I feel my blood come to a boil, then it begins to curdle. Every inch of my being tenses up in frustration and rage. As I listen to the engine of my car purr mockingly at me, my inner dialogue mutates into a never-ending string of profanity. Every curse word I've ever heard, including a few I invented come raging through, spewing out black exhaust deep inside me. My teeth are clenched to the point where my jaw is coming dangerously close to snapping. My fists are balled up and my knuckles are bone-white. I'm tempted to grab a two-by-four from the construction yard across the street and smash in my windows, maybe just let loose on my car altogether until it looks like a crushed tin can. Fury spins me around in circles at a dizzying pace. I want to wage war on the entire world. All the while streams of relaxed yogis flow gracefully one by one into the studio while I stand outside watching, hating them all. Oh and my cellphone is in the car. Great.

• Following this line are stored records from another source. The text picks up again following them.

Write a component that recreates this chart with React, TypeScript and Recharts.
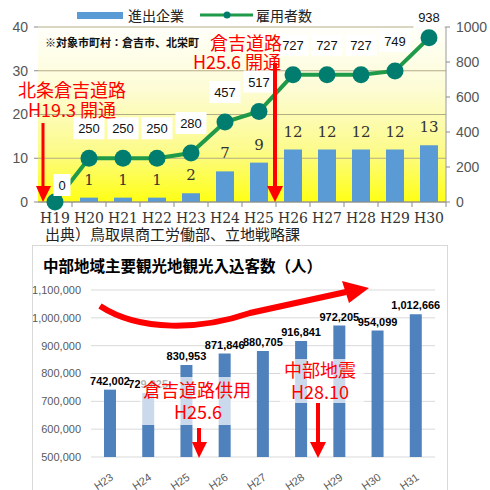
import React from 'react';
import { Bar, BarChart, CartesianGrid, ComposedChart, LabelList, Line, XAxis, YAxis } from 'recharts';

// top chart: companies & employees along the road
const roadYears = ['H19', 'H20', 'H21', 'H22', 'H23', 'H24', 'H25', 'H26', 'H27', 'H28', 'H29', 'H30'];
const companyCounts = [0, 1, 1, 1, 2, 7, 9, 12, 12, 12, 12, 13];
const employeeCounts = [0, 250, 250, 250, 280, 457, 517, 727, 727, 727, 749, 938];
const countTicks = [0, 10, 20, 30, 40];
const employeeTicks = [0, 200, 400, 600, 800, 1000];

// bottom chart: tourist visitors
const tourYears = ['H23', 'H24', 'H25', 'H26', 'H27', 'H28', 'H29', 'H30', 'H31'];
const visitorCounts = [742002, 729825, 830953, 871846, 880705, 916841, 972205, 954099, 1012666];
const visitorTicks = [500000, 600000, 700000, 800000, 900000, 1000000, 1100000];

const TOP_W = 490;
const TOP_H = 240;
const TOP_LEFT_AXIS = 38;
const TOP_RIGHT_AXIS = 44;
const TOP_BAND = (TOP_W - TOP_LEFT_AXIS - TOP_RIGHT_AXIS) / roadYears.length;

const BAR_BLUE = '#5b9bd5';
const LINE_GREEN = '#1f9a48';
const DOT_TEAL = '#007d6e';
const RED = '#ff0000';
const JP = '"Noto Sans CJK JP", "Noto Sans", sans-serif';

const topRows = roadYears.map((year, i) => ({
  year,
  companies: companyCounts[i],
  employees: employeeCounts[i],
}));

const tourRows = tourYears.map((year, i) => ({ year, visitors: visitorCounts[i] }));

function YearTick({ x, y, payload }: any) {
  const half = TOP_BAND / 2;
  return (
    <g>
      <line x1={x + half} y1={y - 8} x2={x + half} y2={y - 3} stroke="#8a8a8a" />
      <text x={x} y={y + 13} textAnchor="middle" fontFamily="DejaVu Serif" fontSize={14} fill="#333">
        {payload.value}
      </text>
    </g>
  );
}

function CompanyLabel({ x, y, width, value }: any) {
  if (!value) return null;
  return (
    <text x={x + width / 2} y={y - 13} textAnchor="middle" fontFamily="DejaVu Serif" fontSize={15} fill="#333">
      {value}
    </text>
  );
}

function EmployeeLabel({ x, y, value }: any) {
  const zero = value === 0;
  const cx = zero ? x + 7 : x;
  const cy = Math.max(zero ? y - 17 : y - 30, 17);
  const w = String(value).length * 7 + 10;
  return (
    <g>
      <rect x={cx - w / 2} y={cy - 11} width={w} height={22} fill="#fff" />
      <text x={cx} y={cy + 5} textAnchor="middle" fontFamily="Liberation Sans" fontSize={13} fill="#111">
        {value}
      </text>
    </g>
  );
}

function VisitorTick({ x, y, payload }: any) {
  const tx = x + 4;
  const ty = y + 14;
  return (
    <text
      x={tx}
      y={ty}
      transform={`rotate(-35, ${tx}, ${ty})`}
      textAnchor="end"
      fontFamily="Liberation Sans"
      fontSize={11}
      fill="#595959"
    >
      {payload.value}
    </text>
  );
}

function Overlay() {
  const redText = { fill: RED, fontFamily: JP, fontWeight: 400 } as const;
  return (
    <svg width={490} height={490} style={{ position: 'absolute', left: 0, top: 0, pointerEvents: 'none' }}>
      {/* legend of top chart */}
      <rect x={77} y={12} width={46} height={7} fill={BAR_BLUE} />
      <text x={128} y={21} fontFamily={JP} fontSize={14} fill="#222">進出企業</text>
      <line x1={200} y1={15} x2={253} y2={15} stroke={LINE_GREEN} strokeWidth={3} />
      <circle cx={227} cy={15} r={3.5} fill={DOT_TEAL} />
      <text x={256} y={21} fontFamily={JP} fontSize={14} fill="#222">雇用者数</text>

      <text x={45} y={47} fontFamily={JP} fontSize={11} fontWeight={700} fill="#111">※対象市町村：倉吉市、北栄町</text>
      <text x={45} y={240} fontFamily={JP} fontSize={15} fill="#222">出典）鳥取県商工労働部、立地戦略課</text>

      {/* road opening notes */}
      <text x={18} y={97} fontSize={18} {...redText}>北条倉吉道路</text>
      <text x={28} y={117} fontSize={18} {...redText}>H19.3 開通</text>
      <line x1={43} y1={123} x2={43} y2={188} stroke={RED} strokeWidth={3} />
      <polygon points="36,186 51,186 43,202" fill={RED} />

      <text x={210} y={50} fontSize={18} {...redText}>倉吉道路</text>
      <text x={193} y={69} fontSize={18} {...redText}>H25.6 開通</text>
      <line x1={275} y1={63} x2={275} y2={188} stroke={RED} strokeWidth={4} />
      <polygon points="267,186 283,186 275,202" fill={RED} />

      {/* bottom chart notes */}
      <path d="M100,306 C140,332 200,330 250,313 L346,292" stroke={RED} strokeWidth={6} fill="none" />
      <polygon points="342,281 349,303 369,288" fill={RED} />

      <rect x={140} y={377} width={116} height={48} fill="#fff" opacity={0.7} />
      <text x={197} y={397} textAnchor="middle" fontSize={18} {...redText}>倉吉道路供用</text>
      <text x={198} y={419} textAnchor="middle" fontSize={18} {...redText}>H25.6</text>
      <line x1={199} y1={428} x2={199} y2={444} stroke={RED} strokeWidth={4} />
      <polygon points="192,442 207,442 199,458" fill={RED} />

      <rect x={280} y={359} width={84} height={44} fill="#fff" opacity={0.7} />
      <text x={320} y={377} textAnchor="middle" fontSize={18} {...redText}>中部地震</text>
      <text x={320} y={399} textAnchor="middle" fontSize={18} {...redText}>H28.10</text>
      <line x1={318} y1={403} x2={318} y2={444} stroke={RED} strokeWidth={4} />
      <polygon points="310,442 326,442 318,458" fill={RED} />
    </svg>
  );
}

export default function App() {
  return (
    <div style={{ position: 'fixed', left: 0, top: 0, width: 490, height: 490, background: '#fff', overflow: 'hidden' }}>
      <div style={{ position: 'absolute', left: 0, top: 0 }}>
        <ComposedChart width={TOP_W} height={TOP_H} data={topRows} margin={{ top: 27, right: 0, bottom: 18, left: 0 }}>
          <defs>
            <linearGradient id="topBg" x1="0" y1="0" x2="0" y2="1">
              <stop offset="0%" stopColor="#fffffa" />
              <stop offset="35%" stopColor="#fdfcd6" />
              <stop offset="70%" stopColor="#fcfb8c" />
              <stop offset="100%" stopColor="#ffff14" />
            </linearGradient>
          </defs>
          <CartesianGrid yAxisId="left" vertical={false} stroke="#b3ad86" fill="url(#topBg)" fillOpacity={1} />
          <XAxis dataKey="year" height={20} axisLine={{ stroke: '#8a8a8a' }} tickLine={false} tick={<YearTick />} interval={0} />
          <YAxis
            yAxisId="left"
            width={TOP_LEFT_AXIS}
            domain={[0, 40]}
            ticks={countTicks}
            axisLine={false}
            tickSize={4}
            tickMargin={6}
            tickLine={{ stroke: '#8a8a8a' }}
            tick={{ fontSize: 14, fill: '#555', fontFamily: 'Liberation Sans' }}
          />
          <YAxis
            yAxisId="right"
            orientation="right"
            width={TOP_RIGHT_AXIS}
            domain={[0, 1000]}
            ticks={employeeTicks}
            axisLine={{ stroke: '#9a9a9a' }}
            tickSize={4}
            tickMargin={6}
            tickLine={{ stroke: '#8a8a8a' }}
            tick={{ fontSize: 14, fill: '#555', fontFamily: 'Liberation Sans' }}
          />
          <Bar yAxisId="left" dataKey="companies" fill={BAR_BLUE} barSize={18} isAnimationActive={false}>
            <LabelList dataKey="companies" content={<CompanyLabel />} />
          </Bar>
          <Line
            yAxisId="right"
            dataKey="employees"
            stroke={LINE_GREEN}
            strokeWidth={4}
            dot={{ r: 8.5, fill: DOT_TEAL, stroke: 'none' }}
            isAnimationActive={false}
          >
            <LabelList dataKey="employees" content={<EmployeeLabel />} />
          </Line>
        </ComposedChart>
      </div>

      <div
        style={{
          position: 'absolute',
          left: 32,
          top: 245,
          width: 416,
          height: 260,
          border: '1px solid #d9d9d9',
          boxSizing: 'border-box',
          background: '#fff',
        }}
      >
        <div
          style={{
            position: 'absolute',
            left: 10,
            top: 8,
            fontFamily: JP,
            fontSize: 15.5,
            fontWeight: 700,
            color: '#000',
            whiteSpace: 'nowrap',
          }}
        >
          中部地域主要観光地観光入込客数（人）
        </div>
        <BarChart width={414} height={258} data={tourRows} margin={{ top: 44, right: 12, bottom: 15, left: 0 }}>
          <CartesianGrid vertical={false} stroke="#d9d9d9" />
          <XAxis dataKey="year" height={32} axisLine={false} tickLine={false} tick={<VisitorTick />} interval={0} />
          <YAxis
            width={58}
            domain={[500000, 1100000]}
            ticks={visitorTicks}
            axisLine={false}
            tickLine={false}
            tickMargin={4}
            tickFormatter={(v: number) => v.toLocaleString('en-US')}
            tick={{ fontSize: 11, fill: '#595959', fontFamily: 'Liberation Sans' }}
          />
          <Bar dataKey="visitors" fill="#4f81bd" barSize={12} isAnimationActive={false}>
            <LabelList
              dataKey="visitors"
              position="top"
              offset={5}
              formatter={(v: any) => Number(v).toLocaleString('en-US')}
              style={{ fontSize: 11, fontWeight: 700, fill: '#000', fontFamily: 'Liberation Sans' }}
            />
          </Bar>
        </BarChart>
      </div>

      <Overlay />
    </div>
  );
}
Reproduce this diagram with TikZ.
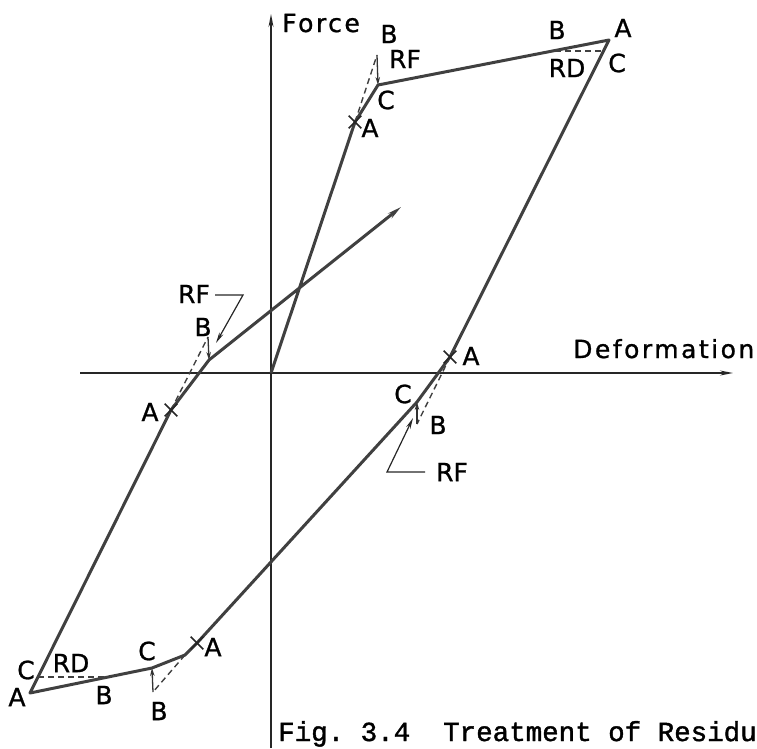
\documentclass[tikz,border=0pt]{standalone}
\usepackage{fontspec}
\usepackage{tikz}
\usetikzlibrary{arrows.meta,shapes.misc}
\newfontfamily\lettering[FakeBold=1]{DejaVu Sans}
\newfontfamily\letteringwide[LetterSpace=10,FakeBold=1]{DejaVu Sans}
\newfontfamily\typewriter[FakeBold=1.5]{Liberation Mono}
\frenchspacing

\begin{document}
\begin{tikzpicture}[x=1pt,y=-1pt,
 axis/.style={draw=black!85,line width=1.6pt,-{Stealth[length=13pt,width=5pt]}},
 branch/.style={draw=black!75,line width=3pt,line join=round},
 aux/.style={draw=black!75,line width=1.4pt,dash pattern=on 6pt off 4pt},
 rf/.style={draw=black!80,line width=1.3pt,-{Stealth[length=8pt,width=4.5pt]}},
 leader/.style={draw=black!85,line width=1.2pt,-{Stealth[length=11pt,width=4.5pt]}},
 xmark/.style={draw=black!85,cross out,line width=1.6pt,minimum size=11pt,inner sep=0pt},
 lbl/.style={font=\lettering\fontsize{25}{25}\selectfont,inner sep=0pt},
 axlbl/.style={font=\letteringwide\fontsize{25}{25}\selectfont,inner sep=0pt,anchor=base west}]
\useasboundingbox (0,0) rectangle (757,748);

% axes
\coordinate (o) at (271,373);
\coordinate (ytop) at (271,14);
\coordinate (ybot) at (271,748);
\coordinate (xleft) at (80,373);
\coordinate (xright) at (733,373);
\draw[axis] (ybot) -- (ytop);
\draw[axis] (xleft) -- (xright);
\node[axlbl] (force) at (282,32) {Force};
\node[axlbl] (deform) at (573,358) {Deformation};

% points of the loop
\coordinate (a1) at (355,122);
\coordinate (b1) at (377,55);
\coordinate (c1) at (378,85);
\coordinate (a2) at (609,40);
\coordinate (b2) at (555,51);
\coordinate (c2) at (604,51);
\coordinate (a3) at (450,357);
\coordinate (b3) at (417,424);
\coordinate (c3) at (417,402);
\coordinate (a4) at (197,643);
\coordinate (k4) at (185,655);
\coordinate (b4) at (153,692);
\coordinate (c4) at (152,668);
\coordinate (a5) at (30,693);
\coordinate (b5) at (108,677);
\coordinate (c5) at (38,677);
\coordinate (a6) at (171,410);
\coordinate (b6) at (208,337);
\coordinate (c6) at (209,360);
\coordinate (e) at (401,207);

\draw[branch,-{Stealth[length=14pt,width=6pt]}] (o) -- (a1) -- (c1) -- (a2) -- (a3) -- (c3)
  -- (a4) -- (k4) -- (c4) -- (a5) -- (a6) -- (c6) -- (e);

% elastic trial and corrections
\draw[aux] (a1) -- (b1);
\draw[aux] (b2) -- (c2);
\draw[aux] (a3) -- (b3);
\draw[aux] (k4) -- (b4);
\draw[aux] (c5) -- (b5);
\draw[aux] (a6) -- (b6);
\draw[rf] (b1) -- (c1);
\draw[rf] (b3) -- (c3);
\draw[rf] (b4) -- (c4);
\draw[rf] (b6) -- (c6);

\foreach \p in {a1,a3,a4,a6}
  \node[xmark] (x\p) at (\p) {};

% labels
\node[lbl] (lb1) at (389,34) {B};
\node[lbl] (lrf1) at (405,59) {RF};
\node[lbl] (lc1) at (386,100) {C};
\node[lbl] (la1) at (370,128) {A};
\node[lbl] (lb2) at (557,30) {B};
\node[lbl] (la2) at (623,28) {A};
\node[lbl] (lrd2) at (567,68) {RD};
\node[lbl] (lc2) at (617,63) {C};
\node[lbl] (la3) at (471,356) {A};
\node[lbl] (lc3) at (403,394) {C};
\node[lbl] (lb3) at (438,425) {B};
\node[lbl] (lrf3) at (452,472) {RF};
\node[lbl] (la4) at (213,647) {A};
\node[lbl] (lc4) at (147,651) {C};
\node[lbl] (lb4) at (159,711) {B};
\node[lbl] (lc5) at (26,670) {C};
\node[lbl] (la5) at (17,697) {A};
\node[lbl] (lrd5) at (71,663) {RD};
\node[lbl] (lb5) at (104,695) {B};
\node[lbl] (la6) at (150,412) {A};
\node[lbl] (lb6) at (203,327) {B};
\node[lbl] (lrf6) at (194,294) {RF};

% leaders
\coordinate (l6a) at (215,295);
\coordinate (l6b) at (243,295);
\coordinate (l6c) at (216,343);
\draw[leader] (l6a) -- (l6b) -- (l6c);
\coordinate (l3a) at (425,472);
\coordinate (l3b) at (387,472);
\coordinate (l3c) at (413,418);
\draw[leader] (l3a) -- (l3b) -- (l3c);

\node[font=\typewriter\fontsize{27.5}{30}\selectfont,anchor=base west,inner sep=0pt]
  (caption) at (278,741) {Fig. 3.4\ \ Treatment of Residu};
\end{tikzpicture}
\end{document}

As some more time passes I abandon my God-forsaken car and walk up the street, looking for a payphone. Halfway around the block I find a phone booth and feed it a few quarters. How the hell did I do this. I call my buddy Jakob, and fifteen minutes later he meets me with a coat hanger and a fork. Um... okay... whatever works! Luckily, my car is ridiculously easy to break into and a few tense minutes later we're in. By now Ichih's Yin class is well underway, and I'm on my way back home, having accomplished nothing, other then sending my blood pressure skyrocketing out of control. Yin is definitely not going to cut it today. I need to burn this self-inflicted turmoil away with something more powerful. In the meantime, I start to realize how absurd my reaction was. I completely plunged into the deep-end, absolutely obliterating my progress and taking ten steps back. I close my eyes, sinking into a meditation, practicing a few pranayama breathing techniques. Soon order is slowly returned to my internal government, all arguing and hatred slowly subsiding and fizzling out. The frustration I endured felt like an internal chemical toxic-waste spill, contaminating my whole nervous system. I'm taken aback at how easy it was to lose control, how fast I went from bliss to a near-murderous rampage. Like a reflex, a knee-jerk reaction I threw everything I've worked so hard for out the window. At the very least it's a lesson, one I've been tested on and failed over and over again. I think I'm slowly getting the point though. I can't let outside circumstances regulate the balance of my internal climate. I need to maintain composure at all costs. The bottom line is, things could get a lot more intense then being locked out of my car, and I need to be prepared to keep calm. I'm learning, I'm paying attention. I'll figure it out eventually. I got this.

1 comments:

Anonymous said...

Glad that I did not bump in to you on my way to Ichih's class (with my keys sfely nestled in my pocket!.

Also glad that by the time I got home, there was no sign of previous rage... a successful recalibration having taken place.

And finally, one must not be so hard on ones self as it is not possible or even perhaps desirable to have complete composure at all time me thinks.

Oh and, the car did not get trashed in the end therefore some control was present.